STATED GOAL> In your copy, leave out the pictures; write out all the data exactly.
********************
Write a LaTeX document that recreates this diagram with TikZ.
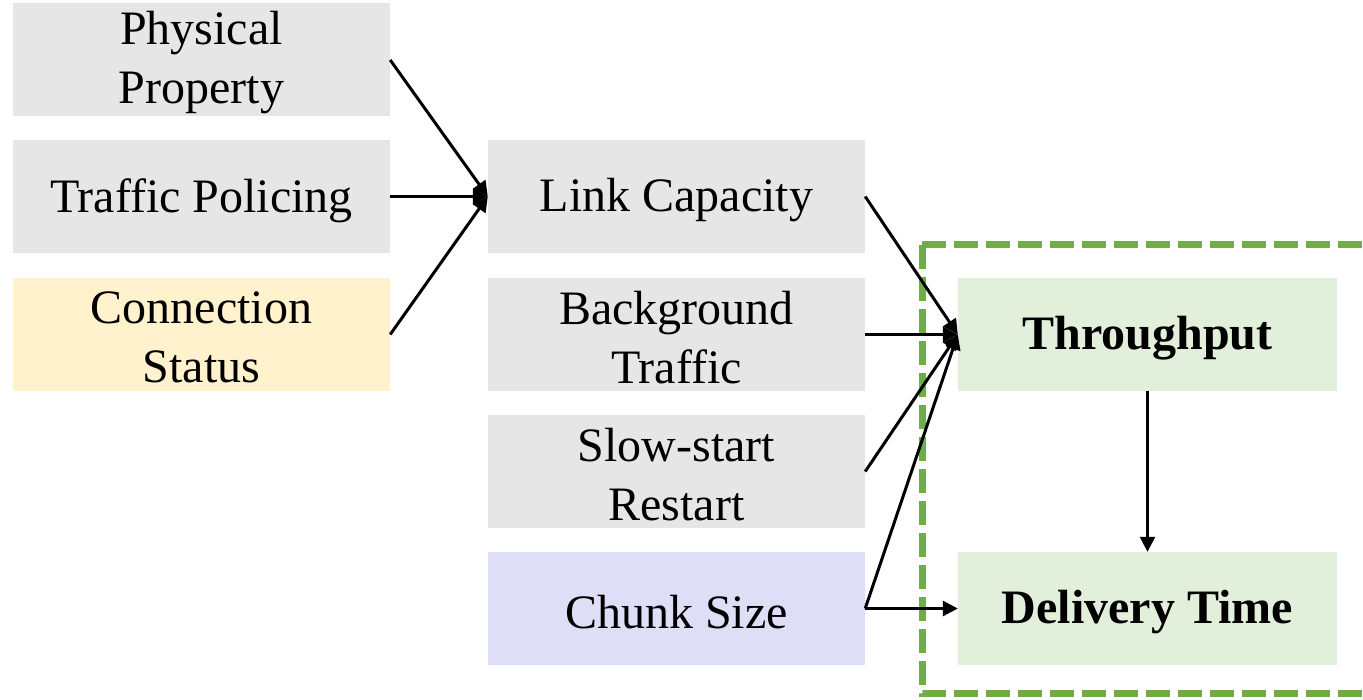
\documentclass[tikz,border=0pt]{standalone}
\usepackage{fontspec}
\setmainfont{Liberation Serif}
\usetikzlibrary{arrows.meta}
\definecolor{boxgray}{HTML}{E7E6E6}
\definecolor{boxyellow}{HTML}{FFF2CC}
\definecolor{boxlav}{HTML}{DEDEF6}
\definecolor{boxgreen}{HTML}{E2EFDA}
\definecolor{dashgreen}{HTML}{70AD47}
\tikzset{
  factor/.style={minimum width=377pt, minimum height=113pt, inner sep=0pt},
  outcome/.style={factor, minimum width=379pt, fill=boxgreen},
  txt/.style={inner sep=0pt, align=center, font=\fontsize{48}{59}\selectfont},
  btxt/.style={txt, font=\fontsize{48}{59}\selectfont\bfseries},
  link/.style={line width=3pt, -{Triangle[length=15pt,width=15pt]}},
  thinlink/.style={line width=2.5pt, -{Triangle[length=15pt,width=15pt]}},
  region/.style={draw=dashgreen, line width=7pt, dash pattern=on 24pt off 8pt}
}
\begin{document}
\begin{tikzpicture}[x=1pt,y=-1pt]
\useasboundingbox (0,0) rectangle (1363,700);
\clip (0,0) rectangle (1363,700);
% input factors
\node[factor, fill=boxgray]   (pp)   at (201.5,60)    {};
\node[factor, fill=boxgray]   (tpol) at (201.5,196.5) {};
\node[factor, fill=boxyellow] (cst)  at (201.5,334.5) {};
% intermediate factors
\node[factor, fill=boxgray] (lc) at (676.5,196.5) {};
\node[factor, fill=boxgray] (bg) at (676.5,334.5) {};
\node[factor, fill=boxgray] (ss) at (676.5,471.5) {};
\node[factor, fill=boxlav]  (cs) at (676.5,608.5) {};
% outcomes
\node[outcome] (tp) at (1147.5,334.5) {};
\node[outcome] (dt) at (1147.5,608.5) {};
% labels
\node[txt]  (ppt)   at ([yshift=-3pt]pp)   {Physical\\Property};
\node[txt]  (tpolt) at ([yshift=-4pt]tpol) {Traffic Policing};
\node[txt]  (cstt)  at ([yshift=-3pt]cst)  {Connection\\Status};
\node[txt]  (lct)   at ([yshift=-4pt]lc)   {Link Capacity};
\node[txt]  (bgt)   at ([yshift=-3pt]bg)   {Background\\Traffic};
\node[txt]  (sst)   at ([yshift=-3pt]ss)   {Slow-start\\Restart};
\node[txt]  (cst2)  at ([yshift=-4pt]cs)   {Chunk Size};
\node[btxt] (tpt)   at ([yshift=-4pt]tp)   {Throughput};
\node[btxt] (dtt)   at ([yshift=-4pt]dt)   {Delivery Time};
% dashed outcome region
\draw[region] (922,245) -- (1380,245) (922,245) -- (922,693) -- (1380,693);
% connectors
\draw[link] (pp.east) -- (lc.west);
\draw[link] (tpol.east) -- (lc.west);
\draw[link] (cst.east) -- (lc.west);
\draw[link] (lc.east) -- (tp.west);
\draw[link] (bg.east) -- (tp.west);
\draw[link] (ss.east) -- (tp.west);
\draw[link] (cs.east) -- (tp.west);
\draw[link] (cs.east) -- (dt.west);
\draw[thinlink] (tp.south) -- (dt.north);
\end{tikzpicture}
\end{document}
********************
TASK RESULT>
Write a LaTeX document that recreates this diagram with TikZ.
\documentclass[tikz,border=0pt]{standalone}
\usepackage{fontspec}
\setmainfont{Liberation Serif}
\usetikzlibrary{arrows.meta}
\definecolor{boxgray}{HTML}{E7E6E6}
\definecolor{boxyellow}{HTML}{FFF2CC}
\definecolor{boxlav}{HTML}{DEDEF6}
\definecolor{boxgreen}{HTML}{E2EFDA}
\definecolor{dashgreen}{HTML}{70AD47}
\tikzset{
  factor/.style={minimum width=377pt, minimum height=113pt, inner sep=0pt},
  outcome/.style={factor, minimum width=379pt, fill=boxgreen},
  txt/.style={inner sep=0pt, align=center, font=\fontsize{48}{59}\selectfont},
  btxt/.style={txt, font=\fontsize{48}{59}\selectfont\bfseries},
  link/.style={line width=3pt, -{Triangle[length=15pt,width=15pt]}},
  thinlink/.style={line width=2.5pt, -{Triangle[length=15pt,width=15pt]}},
  region/.style={draw=dashgreen, line width=7pt, dash pattern=on 24pt off 8pt}
}
\begin{document}
\begin{tikzpicture}[x=1pt,y=-1pt]
\useasboundingbox (0,0) rectangle (1363,700);
\clip (0,0) rectangle (1363,700);
% input factors
\node[factor, fill=boxgray]   (pp)   at (201.5,60)    {};
\node[factor, fill=boxgray]   (tpol) at (201.5,196.5) {};
\node[factor, fill=boxyellow] (cst)  at (201.5,334.5) {};
% intermediate factors
\node[factor, fill=boxgray] (lc) at (676.5,196.5) {};
\node[factor, fill=boxgray] (bg) at (676.5,334.5) {};
\node[factor, fill=boxgray] (ss) at (676.5,471.5) {};
\node[factor, fill=boxlav]  (cs) at (676.5,608.5) {};
% outcomes
\node[outcome] (tp) at (1147.5,334.5) {};
\node[outcome] (dt) at (1147.5,608.5) {};
% labels
\node[txt]  (ppt)   at ([yshift=-3pt]pp)   {Physical\\Property};
\node[txt]  (tpolt) at ([yshift=-4pt]tpol) {Traffic Policing};
\node[txt]  (cstt)  at ([yshift=-3pt]cst)  {Connection\\Status};
\node[txt]  (lct)   at ([yshift=-4pt]lc)   {Link Capacity};
\node[txt]  (bgt)   at ([yshift=-3pt]bg)   {Background\\Traffic};
\node[txt]  (sst)   at ([yshift=-3pt]ss)   {Slow-start\\Restart};
\node[txt]  (cst2)  at ([yshift=-4pt]cs)   {Chunk Size};
\node[btxt] (tpt)   at ([yshift=-4pt]tp)   {Throughput};
\node[btxt] (dtt)   at ([yshift=-4pt]dt)   {Delivery Time};
% dashed outcome region
\draw[region] (922,245) -- (1380,245) (922,245) -- (922,693) -- (1380,693);
% connectors
\draw[link] (pp.east) -- (lc.west);
\draw[link] (tpol.east) -- (lc.west);
\draw[link] (cst.east) -- (lc.west);
\draw[link] (lc.east) -- (tp.west);
\draw[link] (bg.east) -- (tp.west);
\draw[link] (ss.east) -- (tp.west);
\draw[link] (cs.east) -- (tp.west);
\draw[link] (cs.east) -- (dt.west);
\draw[thinlink] (tp.south) -- (dt.north);
\end{tikzpicture}
\end{document}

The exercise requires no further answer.